L’ultimo giorno di carnevale: “Siore maschere, zozo la maschera!”
Nell’ultimo giorno di carnevale i campi famosi per le feste erano tre, Campo San Polo, Santa Margherita e Santo Stefano, e si davano corride di tori, giostre, lotte e corse di cavalli, ma in tutte le strade ed in tutti i campi c’era baldoria che finiva poi come l’acqua di un fiume nel mare di Piazza San Marco. Era permesso in quel giorno di girare per la città coi tori e di far “molate” cioè sguinzagliare i cani contro i tori, dovunque piacesse a chi conduceva il toro legato per le corna.
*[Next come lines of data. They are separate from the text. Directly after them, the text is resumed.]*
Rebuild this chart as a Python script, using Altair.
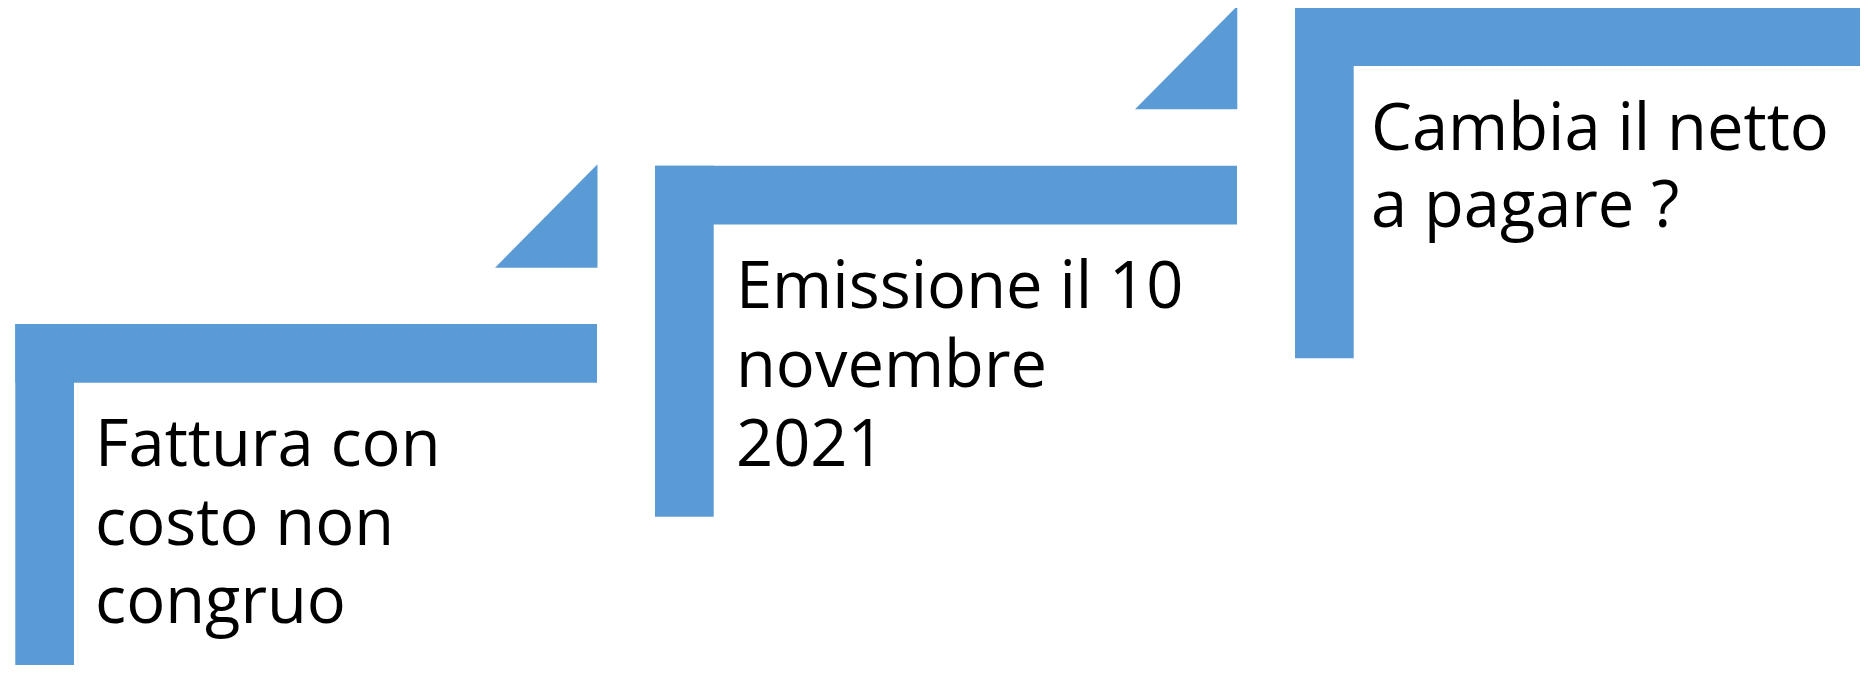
import altair as alt
import pandas as pd

# --- data (image pixel coordinates) ---
step_left = [15.3, 655.0, 1295.0]        # left edge of each step's vertical bar
step_top = [324.0, 165.7, 7.3]           # top edge of each step
bar_thick = [58.7, 58.7, 58.7]           # thickness of the bars
vbar_bottom = [673.0, 516.7, 358.3]      # bottom edge of vertical bars
hbar_right = [597.0, 1237.0, 1868.0]     # right edge of horizontal bars

tri_left = [495.0, 1135.0]
tri_right = [597.5, 1237.3]
tri_base = [267.7, 109.3]
tri_apex = [164.3, 6.0]

labels = [
    ["Fattura con", "costo non", "congruo"],
    ["Emissione il 10", "novembre", "2021"],
    ["Cambia il netto", "a pagare ?"],
]
label_x = [95.0, 736.0, 1371.0]
label_first_baseline = [466.0, 308.0, 150.0]
line_gap = [78.5, 79.0, 77.0]

BLUE = "#5B9BD5"

# --- tables ---
rect_rows = []
for i in range(3):
    rect_rows.append(dict(x=step_left[i], x2=step_left[i] + bar_thick[i],
                          y=step_top[i], y2=vbar_bottom[i]))
    rect_rows.append(dict(x=step_left[i], x2=hbar_right[i],
                          y=step_top[i], y2=step_top[i] + bar_thick[i]))
rects = pd.DataFrame(rect_rows)

tri_rows = []
for i in range(len(tri_left)):
    tri_rows.append(dict(t=i, x=tri_left[i], y=tri_base[i], y2=tri_base[i]))
    tri_rows.append(dict(t=i, x=tri_right[i], y=tri_base[i], y2=tri_apex[i]))
tris = pd.DataFrame(tri_rows)

text_rows = []
for i, lines in enumerate(labels):
    for j, s in enumerate(lines):
        text_rows.append(dict(x=label_x[i], y=label_first_baseline[i] + j * line_gap[i], label=s))
texts = pd.DataFrame(text_rows)

xs = alt.Scale(domain=[8, 1860], nice=False, zero=False)
ys = alt.Scale(domain=[8, 665], reverse=True, nice=False, zero=False)

rect_layer = alt.Chart(rects).mark_rect(color=BLUE, strokeWidth=0).encode(
    x=alt.X("x:Q", scale=xs, axis=None),
    x2="x2:Q",
    y=alt.Y("y:Q", scale=ys, axis=None),
    y2="y2:Q",
)

tri_layer = alt.Chart(tris).mark_area(color=BLUE, opacity=1, interpolate="linear").encode(
    x=alt.X("x:Q", scale=xs, axis=None),
    y=alt.Y("y:Q", scale=ys, axis=None),
    y2="y2:Q",
    detail="t:N",
)

text_layer = alt.Chart(texts).mark_text(
    align="left", baseline="alphabetic", font="Open Sans", fontSize=65, color="#000000"
).encode(
    x=alt.X("x:Q", scale=xs, axis=None),
    y=alt.Y("y:Q", scale=ys, axis=None),
    text="label:N",
)

chart = alt.layer(rect_layer, tri_layer, text_layer).properties(
    width=1852, height=657, padding=0, autosize=alt.AutoSizeParams(type="none"),
    background="white",
).configure_view(strokeWidth=0)

chart.save("out.html", embed_options={"renderer": "svg", "actions": False})
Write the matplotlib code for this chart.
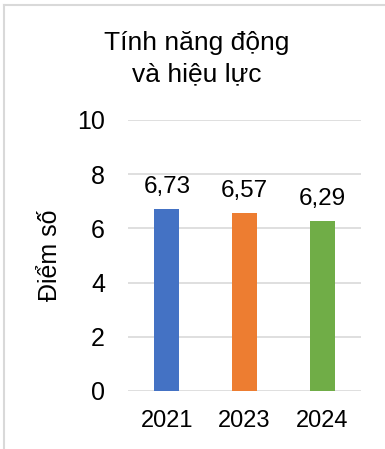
import matplotlib
matplotlib.use("Agg")
from matplotlib import pyplot as plt
from matplotlib.lines import Line2D

years = ['2021', '2023', '2024']
scores = [6.73, 6.57, 6.29]
labels = ['6,73', '6,57', '6,29']
colors = ['#4472C4', '#ED7D31', '#70AD47']

plt.rcParams['font.family'] = ['Liberation Sans', 'DejaVu Sans']

W, H = 385, 449
fig = plt.figure(figsize=(W / 100, H / 100), dpi=100)
ax = fig.add_axes([128 / W, 58 / H, 233 / W, 271 / H])

x = range(len(years))
ax.bar(x, scores, width=0.32, color=colors, zorder=3)
for i, v in enumerate(scores):
	ax.annotate(labels[i], (i, v), xytext=(0, 11.5), textcoords='offset points',
		ha='center', va='baseline', fontsize=17.5, color='#000000')

ax.set_xlim(-0.5, 2.5)
ax.set_ylim(0, 10)
ax.set_yticks([0, 2, 4, 6, 8, 10])
ax.set_xticks(list(x))
ax.set_xticklabels(years)
ax.tick_params(axis='y', length=0, pad=16.5, labelsize=18)
ax.tick_params(axis='x', length=0, pad=14, labelsize=17)
for s in ax.spines.values():
	s.set_visible(False)
ax.grid(axis='y', color='#d9d9d9', linewidth=1.2, zorder=0)
ax.set_axisbelow(True)

# title and axis label placed on the figure
fig.text(197 / W, 1 - 50 / H, 'Tính năng động', ha='center', va='baseline', fontsize=19)
fig.text(197 / W, 1 - 81 / H, 'và hiệu lực', ha='center', va='baseline', fontsize=19)
fig.text(50 / W, 1 - 255 / H, 'Điểm số', rotation=90, ha='center', va='center', fontsize=18)

# light frame round the chart
fig.add_artist(Line2D([4 / W, 1], [1 - 5 / H, 1 - 5 / H], color='#d9d9d9', linewidth=1.5))
fig.add_artist(Line2D([4 / W, 4 / W], [0, 1 - 5 / H], color='#d9d9d9', linewidth=1.5))

fig.savefig('out.png', dpi=100)
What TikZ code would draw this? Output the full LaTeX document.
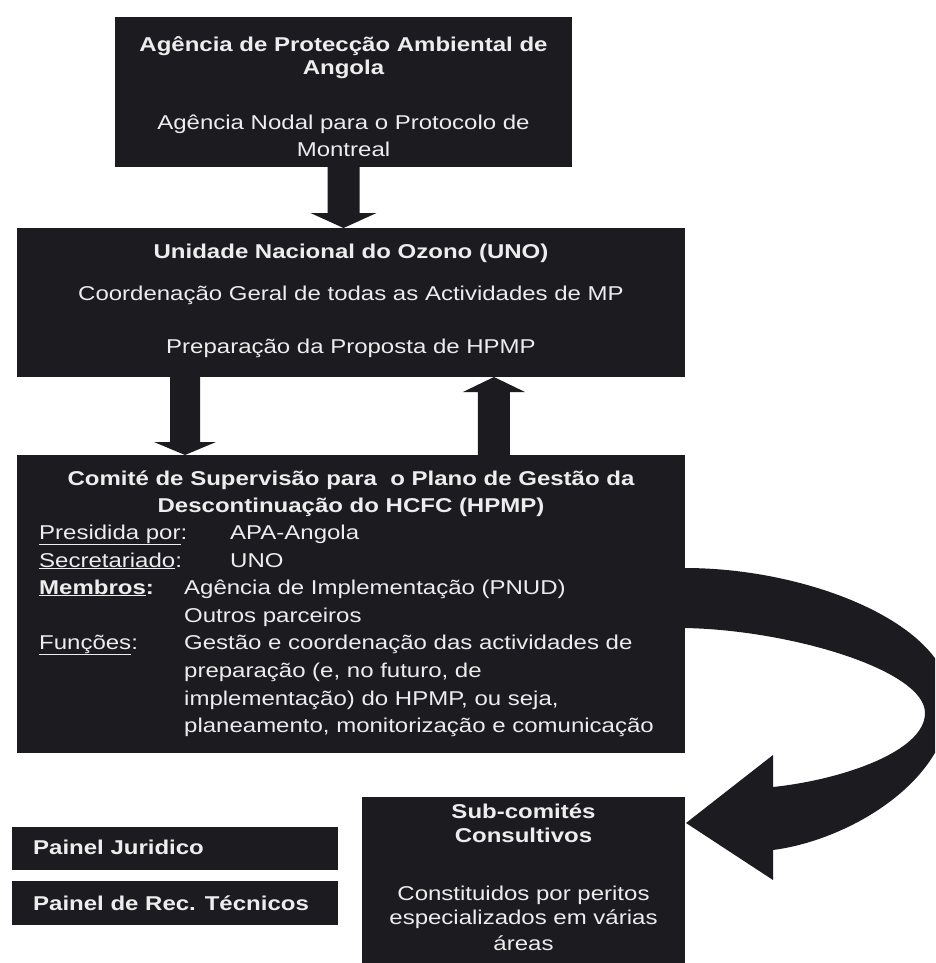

Essendo però accaduto qualche volta che l’animale scappasse o si rompesse la corda con pericolo e spavento della gente nelle anguste strade veneziane, il Consiglio dei Dieci proibì a mezzo del settecento la pericolosa consuetudine.
Così la caccia si limitava nei tre campi, ma negli altri c’erano i giochi “de pigliar l’oca nell’acqua, pigliar le anare, amazzar la gatta, ed il ziogo del calzo (calcio) per i soli zentil’huomini“.
A Santo Stefano, dopo la caccia, c’era il “liston” delle maschere “di ogni qualità di persone fino a quasi una hora di notte“, e si chiamava “liston” da una gran lista lastricata che attraversava il campo, ancora nelle altre parti ricoperto dall’erba.
Un pandemonio di grida, di allegria, di suoni era alla sera a San Marco; la matta agonia carnevalesca prorompeva sfacciata, mentre il campanone, due ore prima di mezzanotte, cominciava a suonare. Il pulpito di legno, sul quale era costume fin dal 1502 predicare al popolo due volte la settimana e che stava presso la chiesa di San Geminiano, era preso d’assalto e tirato in giro sulle sue ruote per lungo e per largo, con getto continuo di frutta, di dolci, di confetti.
Il campanone suonava, a mezzanotte dalla loggetta del Sansovino partiva un’ammonimento: “Siore maschere zozo la maschera!” e l’ordine si ripeteva lungo la Piazzetta, la Piazza e le Procuratie, e la folla gaia e spensierata riempiva allora i caffè, i magazzini da vino, le trattorie dove, racconta il Dotti, poeta satirico:
S’aspettava la mattina
Per il solito “Memento”
Nella chiesa più vicina,
E fra maschere, aspettando,
si facea del contrabbando. (1)
(1) Giovanni Malgarotto. IL GAZZETTINO, 24 febbraio 1925.